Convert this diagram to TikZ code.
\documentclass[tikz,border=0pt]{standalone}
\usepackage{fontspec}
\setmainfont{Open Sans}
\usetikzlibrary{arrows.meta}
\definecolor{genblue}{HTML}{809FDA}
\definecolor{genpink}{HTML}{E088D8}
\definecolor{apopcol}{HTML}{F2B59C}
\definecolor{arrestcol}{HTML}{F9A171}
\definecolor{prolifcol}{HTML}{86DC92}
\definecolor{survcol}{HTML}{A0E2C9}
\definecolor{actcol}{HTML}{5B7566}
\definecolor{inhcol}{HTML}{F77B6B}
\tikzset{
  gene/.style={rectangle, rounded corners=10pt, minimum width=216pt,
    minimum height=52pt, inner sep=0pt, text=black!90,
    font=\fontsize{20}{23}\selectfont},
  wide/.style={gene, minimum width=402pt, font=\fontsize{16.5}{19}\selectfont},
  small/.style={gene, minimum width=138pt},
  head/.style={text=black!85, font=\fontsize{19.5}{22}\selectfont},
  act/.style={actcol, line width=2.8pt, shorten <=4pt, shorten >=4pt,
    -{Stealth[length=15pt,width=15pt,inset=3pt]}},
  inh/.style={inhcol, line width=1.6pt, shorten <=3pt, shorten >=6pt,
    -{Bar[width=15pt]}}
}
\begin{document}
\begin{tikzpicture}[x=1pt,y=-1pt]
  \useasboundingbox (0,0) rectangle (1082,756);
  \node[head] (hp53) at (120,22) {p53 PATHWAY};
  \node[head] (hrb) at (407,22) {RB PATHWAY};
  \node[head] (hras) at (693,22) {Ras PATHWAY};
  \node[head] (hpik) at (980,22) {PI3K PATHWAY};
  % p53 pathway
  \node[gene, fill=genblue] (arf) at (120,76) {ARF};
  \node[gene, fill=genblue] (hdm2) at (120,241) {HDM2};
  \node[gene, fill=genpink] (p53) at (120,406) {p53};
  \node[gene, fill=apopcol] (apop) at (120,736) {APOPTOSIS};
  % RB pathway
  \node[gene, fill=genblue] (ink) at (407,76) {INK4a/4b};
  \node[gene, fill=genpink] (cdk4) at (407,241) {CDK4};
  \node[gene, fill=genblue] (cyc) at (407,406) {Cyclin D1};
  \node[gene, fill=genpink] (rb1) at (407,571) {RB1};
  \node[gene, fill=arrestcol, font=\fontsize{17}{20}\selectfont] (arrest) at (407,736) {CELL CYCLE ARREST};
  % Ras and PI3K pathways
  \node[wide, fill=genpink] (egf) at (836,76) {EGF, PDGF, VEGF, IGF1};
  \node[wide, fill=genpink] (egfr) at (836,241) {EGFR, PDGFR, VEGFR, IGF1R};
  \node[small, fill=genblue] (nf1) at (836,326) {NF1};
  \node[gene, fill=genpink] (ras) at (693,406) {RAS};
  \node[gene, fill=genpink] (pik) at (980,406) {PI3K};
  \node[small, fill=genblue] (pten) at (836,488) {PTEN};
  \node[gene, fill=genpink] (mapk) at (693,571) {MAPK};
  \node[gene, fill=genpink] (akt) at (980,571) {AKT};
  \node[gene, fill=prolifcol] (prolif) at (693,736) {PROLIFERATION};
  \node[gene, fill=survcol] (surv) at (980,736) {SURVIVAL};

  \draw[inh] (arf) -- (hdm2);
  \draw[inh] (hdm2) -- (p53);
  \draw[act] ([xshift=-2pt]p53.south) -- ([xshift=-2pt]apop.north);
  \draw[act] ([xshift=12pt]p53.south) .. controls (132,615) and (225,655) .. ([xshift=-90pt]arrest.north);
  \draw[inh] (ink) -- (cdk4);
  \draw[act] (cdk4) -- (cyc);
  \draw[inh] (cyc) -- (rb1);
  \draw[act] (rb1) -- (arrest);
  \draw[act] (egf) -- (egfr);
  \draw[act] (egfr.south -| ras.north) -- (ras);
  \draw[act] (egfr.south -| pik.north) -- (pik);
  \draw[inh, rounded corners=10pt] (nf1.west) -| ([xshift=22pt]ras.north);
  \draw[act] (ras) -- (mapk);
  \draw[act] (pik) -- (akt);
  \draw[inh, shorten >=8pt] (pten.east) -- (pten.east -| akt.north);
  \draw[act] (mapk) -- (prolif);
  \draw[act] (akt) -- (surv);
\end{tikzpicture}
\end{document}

- - - - -

(What this task involves) Quote the whole listing above, leaving nothing out.

(Exercise output)
Convert this diagram to TikZ code.
\documentclass[tikz,border=0pt]{standalone}
\usepackage{fontspec}
\setmainfont{Open Sans}
\usetikzlibrary{arrows.meta}
\definecolor{genblue}{HTML}{809FDA}
\definecolor{genpink}{HTML}{E088D8}
\definecolor{apopcol}{HTML}{F2B59C}
\definecolor{arrestcol}{HTML}{F9A171}
\definecolor{prolifcol}{HTML}{86DC92}
\definecolor{survcol}{HTML}{A0E2C9}
\definecolor{actcol}{HTML}{5B7566}
\definecolor{inhcol}{HTML}{F77B6B}
\tikzset{
  gene/.style={rectangle, rounded corners=10pt, minimum width=216pt,
    minimum height=52pt, inner sep=0pt, text=black!90,
    font=\fontsize{20}{23}\selectfont},
  wide/.style={gene, minimum width=402pt, font=\fontsize{16.5}{19}\selectfont},
  small/.style={gene, minimum width=138pt},
  head/.style={text=black!85, font=\fontsize{19.5}{22}\selectfont},
  act/.style={actcol, line width=2.8pt, shorten <=4pt, shorten >=4pt,
    -{Stealth[length=15pt,width=15pt,inset=3pt]}},
  inh/.style={inhcol, line width=1.6pt, shorten <=3pt, shorten >=6pt,
    -{Bar[width=15pt]}}
}
\begin{document}
\begin{tikzpicture}[x=1pt,y=-1pt]
  \useasboundingbox (0,0) rectangle (1082,756);
  \node[head] (hp53) at (120,22) {p53 PATHWAY};
  \node[head] (hrb) at (407,22) {RB PATHWAY};
  \node[head] (hras) at (693,22) {Ras PATHWAY};
  \node[head] (hpik) at (980,22) {PI3K PATHWAY};
  % p53 pathway
  \node[gene, fill=genblue] (arf) at (120,76) {ARF};
  \node[gene, fill=genblue] (hdm2) at (120,241) {HDM2};
  \node[gene, fill=genpink] (p53) at (120,406) {p53};
  \node[gene, fill=apopcol] (apop) at (120,736) {APOPTOSIS};
  % RB pathway
  \node[gene, fill=genblue] (ink) at (407,76) {INK4a/4b};
  \node[gene, fill=genpink] (cdk4) at (407,241) {CDK4};
  \node[gene, fill=genblue] (cyc) at (407,406) {Cyclin D1};
  \node[gene, fill=genpink] (rb1) at (407,571) {RB1};
  \node[gene, fill=arrestcol, font=\fontsize{17}{20}\selectfont] (arrest) at (407,736) {CELL CYCLE ARREST};
  % Ras and PI3K pathways
  \node[wide, fill=genpink] (egf) at (836,76) {EGF, PDGF, VEGF, IGF1};
  \node[wide, fill=genpink] (egfr) at (836,241) {EGFR, PDGFR, VEGFR, IGF1R};
  \node[small, fill=genblue] (nf1) at (836,326) {NF1};
  \node[gene, fill=genpink] (ras) at (693,406) {RAS};
  \node[gene, fill=genpink] (pik) at (980,406) {PI3K};
  \node[small, fill=genblue] (pten) at (836,488) {PTEN};
  \node[gene, fill=genpink] (mapk) at (693,571) {MAPK};
  \node[gene, fill=genpink] (akt) at (980,571) {AKT};
  \node[gene, fill=prolifcol] (prolif) at (693,736) {PROLIFERATION};
  \node[gene, fill=survcol] (surv) at (980,736) {SURVIVAL};

  \draw[inh] (arf) -- (hdm2);
  \draw[inh] (hdm2) -- (p53);
  \draw[act] ([xshift=-2pt]p53.south) -- ([xshift=-2pt]apop.north);
  \draw[act] ([xshift=12pt]p53.south) .. controls (132,615) and (225,655) .. ([xshift=-90pt]arrest.north);
  \draw[inh] (ink) -- (cdk4);
  \draw[act] (cdk4) -- (cyc);
  \draw[inh] (cyc) -- (rb1);
  \draw[act] (rb1) -- (arrest);
  \draw[act] (egf) -- (egfr);
  \draw[act] (egfr.south -| ras.north) -- (ras);
  \draw[act] (egfr.south -| pik.north) -- (pik);
  \draw[inh, rounded corners=10pt] (nf1.west) -| ([xshift=22pt]ras.north);
  \draw[act] (ras) -- (mapk);
  \draw[act] (pik) -- (akt);
  \draw[inh, shorten >=8pt] (pten.east) -- (pten.east -| akt.north);
  \draw[act] (mapk) -- (prolif);
  \draw[act] (akt) -- (surv);
\end{tikzpicture}
\end{document}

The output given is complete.